8. Don't go overboard on alcohol.
This may be a bit of an unpopular tip, but when hosting a Thanksgiving dinner my advice is to buy limited amounts of alcohol (which, let's face it, can get pricey very quickly). I'm not saying be a Scrooge; buy enough to give guests a buzz (if they drink), but not enough to get them drunk. If they want more, then they can bring more — on their dime, not yours.
Normally, guests will offer to go run and pick up another six pack or a bottle of wine. There are also apps now that deliver wine in a jiffy. And in my experience, when someone asks to bring something, in addition to a dish, you can always ask them to bring their favorite drink.
9. Have a plan for the kids.
Kids. If you don't have them, chances are you have a friend or family member who will be attending with them.
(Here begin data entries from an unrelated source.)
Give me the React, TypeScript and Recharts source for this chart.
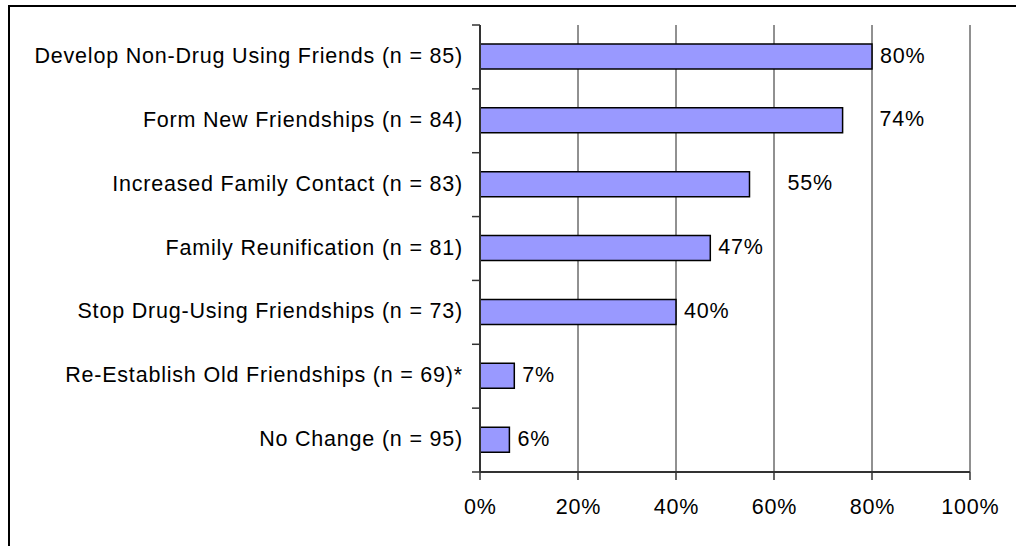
import React from 'react';
import { BarChart, Bar, XAxis, YAxis, CartesianGrid, LabelList } from 'recharts';

const categories = [
  'Develop Non-Drug Using Friends (n = 85)',
  'Form New Friendships (n = 84)',
  'Increased Family Contact (n = 83)',
  'Family Reunification (n = 81)',
  'Stop Drug-Using Friendships (n = 73)',
  'Re-Establish Old Friendships (n = 69)*',
  'No Change (n = 95)',
];
const percentValues = [80, 74, 55, 47, 40, 7, 6];
const xTickValues = [0, 20, 40, 60, 80, 100];

const data = categories.map((name, i) => ({ name, value: percentValues[i] }));

const W = 1016;
const H = 546;
const MARGIN = { top: 25, right: 46, bottom: 34, left: 0 };
const X_AXIS_H = 40;
const Y_AXIS_W = 480;
const PLOT_H = H - MARGIN.top - MARGIN.bottom - X_AXIS_H;
const BAND = PLOT_H / categories.length;
const TICK_SIZE = 8;
const Y_TICK_MARGIN = 9;
const FONT = "'Liberation Sans', Arial, sans-serif";
const FONT_SIZE = 21.5;
const LETTER_SP = 0.8;

// manual label nudges (as in the original, two labels were dragged right)
const labelNudge: Record<number, number> = { 1: 29, 2: 30 };

function YTick(props: any) {
  const { x, y, payload, index } = props;
  const axisX = x + TICK_SIZE + Y_TICK_MARGIN;
  const last = index === categories.length - 1;
  return (
    <g>
      <line x1={axisX - TICK_SIZE} x2={axisX} y1={y - BAND / 2} y2={y - BAND / 2} stroke="#333" strokeWidth={1.5} />
      {last && (
        <line x1={axisX - TICK_SIZE} x2={axisX} y1={y + BAND / 2} y2={y + BAND / 2} stroke="#333" strokeWidth={1.5} />
      )}
      <text x={x} y={y} dy={6} textAnchor="end" fontSize={FONT_SIZE} letterSpacing={LETTER_SP} fill="#000" fontFamily={FONT}>
        {payload.value}
      </text>
    </g>
  );
}

function XTick(props: any) {
  const { x, y, payload } = props;
  return (
    <text x={x + 0.4} y={y} dy={15} textAnchor="middle" fontSize={FONT_SIZE} letterSpacing={LETTER_SP} fill="#000" fontFamily={FONT}>
      {`${payload.value}%`}
    </text>
  );
}

function ValueLabel(props: any) {
  const { x, y, width, height, value, index } = props;
  const nudge = labelNudge[index] || 0;
  return (
    <text
      x={x + width + 8 + nudge}
      y={y + height / 2}
      dy={6}
      textAnchor="start"
      fontSize={FONT_SIZE}
      letterSpacing={LETTER_SP}
      fill="#000"
      fontFamily={FONT}
    >
      {`${value}%`}
    </text>
  );
}

export default function App() {
  return (
    <div
      style={{
        position: 'fixed',
        left: 0,
        top: 0,
        width: W,
        height: H,
        overflow: 'hidden',
        background: '#fff',
        fontFamily: FONT,
      }}
    >
      <div
        style={{
          position: 'absolute',
          left: 8,
          top: 5,
          width: 1200,
          height: 800,
          border: '2px solid #000',
        }}
      />
      <div style={{ position: 'absolute', left: 0, top: 0 }}>
        <BarChart width={W} height={H} data={data} layout="vertical" margin={MARGIN}>
          <CartesianGrid horizontal={false} vertical={true} stroke="#222" strokeWidth={1} />
          <XAxis
            type="number"
            domain={[0, 100]}
            ticks={xTickValues}
            height={X_AXIS_H}
            tickSize={TICK_SIZE}
            tickMargin={19}
            tick={<XTick />}
            axisLine={{ stroke: '#333', strokeWidth: 2 }}
            tickLine={{ stroke: '#333', strokeWidth: 1.5 }}
            interval={0}
          />
          <XAxis
            xAxisId="top"
            orientation="top"
            type="number"
            domain={[0, 100]}
            height={0}
            tick={false}
            tickLine={false}
            axisLine={{ stroke: '#999', strokeWidth: 2 }}
          />
          <YAxis
            type="category"
            dataKey="name"
            width={Y_AXIS_W}
            tickSize={TICK_SIZE}
            tickMargin={Y_TICK_MARGIN}
            tickLine={false}
            tick={<YTick />}
            axisLine={{ stroke: '#333', strokeWidth: 2 }}
            interval={0}
          />
          <YAxis
            yAxisId="right"
            orientation="right"
            type="category"
            dataKey="name"
            width={0}
            tick={false}
            tickLine={false}
            axisLine={{ stroke: '#999', strokeWidth: 2 }}
          />
          <Bar dataKey="value" fill="#9999FF" stroke="#000" strokeWidth={1.5} barSize={25} isAnimationActive={false}>
            <LabelList dataKey="value" content={<ValueLabel />} />
          </Bar>
        </BarChart>
      </div>
    </div>
  );
}
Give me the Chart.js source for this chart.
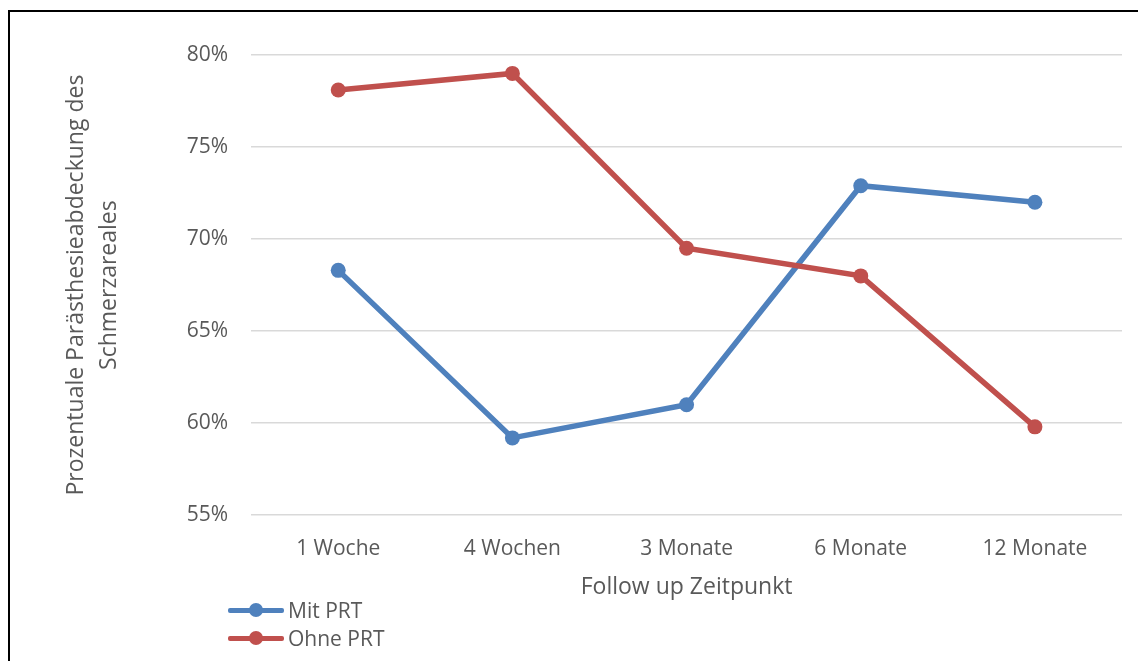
<!DOCTYPE html>
<html>
<head>
<meta charset="utf-8">
<script src="https://cdn.jsdelivr.net/npm/chart.js@4"></script>
<style>
  html, body { margin: 0; padding: 0; background: #fff; }
  body { width: 1138px; height: 661px; position: relative; overflow: hidden; font-family: "Open Sans", sans-serif; }
  #frame { position: absolute; left: 8px; top: 10px; width: 1160px; height: 700px; border: 2px solid #000; box-sizing: border-box; pointer-events: none; }
  #chart { position: absolute; left: 0; top: 0; }
  .legend { position: absolute; left: 228px; top: 596px; color: #595959; font-size: 21px; }
  .legend-row { display: flex; align-items: center; height: 28px; }
  .legend-mark { position: relative; width: 56px; height: 14px; margin-right: 4px; }
  .legend-mark .ln { position: absolute; left: 0; right: 0; top: 4.5px; height: 5px; border-radius: 2px; }
  .legend-mark .dot { position: absolute; left: 21px; top: 0; width: 14px; height: 14px; border-radius: 50%; }
</style>
</head>
<body>
<canvas id="chart" width="1138" height="661"></canvas>
<div class="legend" id="legend"></div>
<div id="frame"></div>
<script>
// Prozentuale Parästhesieabdeckung je Follow-up Zeitpunkt
const categories = ["1 Woche", "4 Wochen", "3 Monate", "6 Monate", "12 Monate"];
const mitPRT = [68.3, 59.2, 61.0, 72.9, 72.0];
const ohnePRT = [78.1, 79.0, 69.5, 68.0, 59.8];
const yTicks = [55, 60, 65, 70, 75, 80];

const BLUE = "#4f81bd";
const RED = "#c0504d";
const TEXT = "#595959";

Chart.defaults.font.family = "'Open Sans', sans-serif";
Chart.defaults.color = TEXT;

const series = [
  { label: "Mit PRT", data: mitPRT, color: BLUE, order: 1 },
  { label: "Ohne PRT", data: ohnePRT, color: RED, order: 0 }
];

new Chart(document.getElementById("chart"), {
  type: "line",
  data: {
    labels: categories,
    datasets: series.map(s => ({
      label: s.label,
      data: s.data,
      order: s.order,
      borderColor: s.color,
      backgroundColor: s.color,
      borderWidth: 5.5,
      pointRadius: 7.5,
      pointBorderWidth: 0,
      pointBackgroundColor: s.color,
      tension: 0,
      fill: false
    }))
  },
  options: {
    responsive: false,
    animation: false,
    devicePixelRatio: 1,
    layout: { padding: { left: 58, right: 16, top: 55, bottom: 60 } },
    plugins: {
      legend: { display: false },
      tooltip: { enabled: false }
    },
    scales: {
      x: {
        offset: true,
        grid: { display: false, drawTicks: false },
        border: { display: false },
        ticks: { font: { size: 21 }, color: TEXT, padding: 21 },
        title: {
          display: true,
          text: "Follow up Zeitpunkt",
          font: { size: 23 },
          color: TEXT,
          padding: { top: -9, bottom: 0 }
        }
      },
      y: {
        min: 55,
        max: 80,
        afterBuildTicks: scale => { scale.ticks = yTicks.map(v => ({ value: v })); },
        grid: { color: "#d9d9d9", lineWidth: 1.5, drawTicks: false },
        border: { display: false },
        ticks: {
          font: { size: 21 },
          color: TEXT,
          padding: 23,
          callback: v => v + "%"
        },
        title: {
          display: true,
          text: ["Prozentuale Parästhesieabdeckung des", "Schmerzareales"],
          font: { size: 23, lineHeight: 1.43 },
          color: TEXT,
          padding: { top: 2, bottom: 38 }
        }
      }
    }
  }
});

// legend below the chart, Excel style (line with marker)
const legendEl = document.getElementById("legend");
legendEl.innerHTML = series.map(s =>
  `<div class="legend-row">
    <span class="legend-mark"><span class="ln" style="background:${s.color}"></span><span class="dot" style="background:${s.color}"></span></span>
    <span>${s.label}</span>
  </div>`
).join("");
</script>
</body>
</html>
And they don't enjoy sitting around the table with a glass of wine and talking — at least in my experience.
If the kids are bored, turn them lose to the yard. (I'll admit that having a backyard with a small apartment is rare, but it sold us on this place.) And if you don't have a yard, we've found that placing paper cups of crayons, markers, and colored pencils and brown paper across the floor in a corner does wonders.
If the kids are old enough to be crafty independently, add in some sheets of construction paper, safety scissors, and collected leaves for a very autumn art project.
10. When all else fails, trust.
And I truly mean that. To be a hostess on a tiny budget and in a tiny apartment takes a different type of security. You have to know that the people in your life will bring the joy; that the celebration itself will do the work. Trust that you have everything you need. That is why you live the way you live, and that is why you've offered to host in the first place. In some ways, you've already done the work.
I'd love to hear your stories of Thanksgivings tiny and sweet, with bursting rooms and plates on laps. How do you host in a small space, and with a small budget?